Así, el círculo se cierra: menos fondos para los agricultores, más presión fiscal sobre ciertos consumos sin estrategia educativa profunda, y un sistema de etiquetado que margina lo que se produce con esmero y tradición. En vez de construir una política alimentaria integral, se fragmentan las respuestas. Se recorta en producción y se impone desde arriba una dieta “saludable” basada en castigos al consumidor, ignorando que la salud no empieza en los impuestos ni en los algoritmos.
El campo español no solo necesita fondos, necesita una visión. Una visión que lo entienda como parte del sistema de salud, del sistema educativo y del sistema económico. Apostar por una PAC fuerte, por subsidios bien orientados, por mercados justos y por un consumo consciente es más eficiente que subirle el precio al azúcar sin mirar a quién se perjudica ni cómo.
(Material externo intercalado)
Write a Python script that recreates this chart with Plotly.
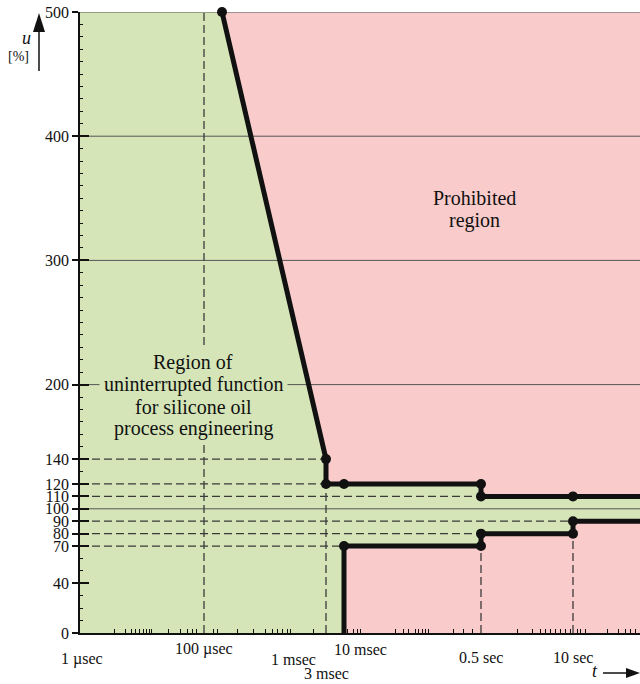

Recortar fondos a los agricultores mientras se promueven impuestos a alimentos y se aceptan etiquetas que estigmatizan productos tradicionales es una política incoherente. La iniciativa “3 para 35” se presenta como una “solución”, pero sus antecedentes en países como Dinamarca o México muestran que los efectos no son los deseados y, en muchos casos, terminan afectando a los mismos que ya están en situación vulnerable. Si además se añade un sistema de etiquetado como Nutri-Score que no funciona, el panorama se vuelve más oscuro. Se necesitan políticas alimentarias integrales, no medidas fragmentadas ni soluciones mágicas que criminalizan al consumidor mientras abandonan al productor. Porque sin campo no hay salud, y sin coherencia, no hay futuro.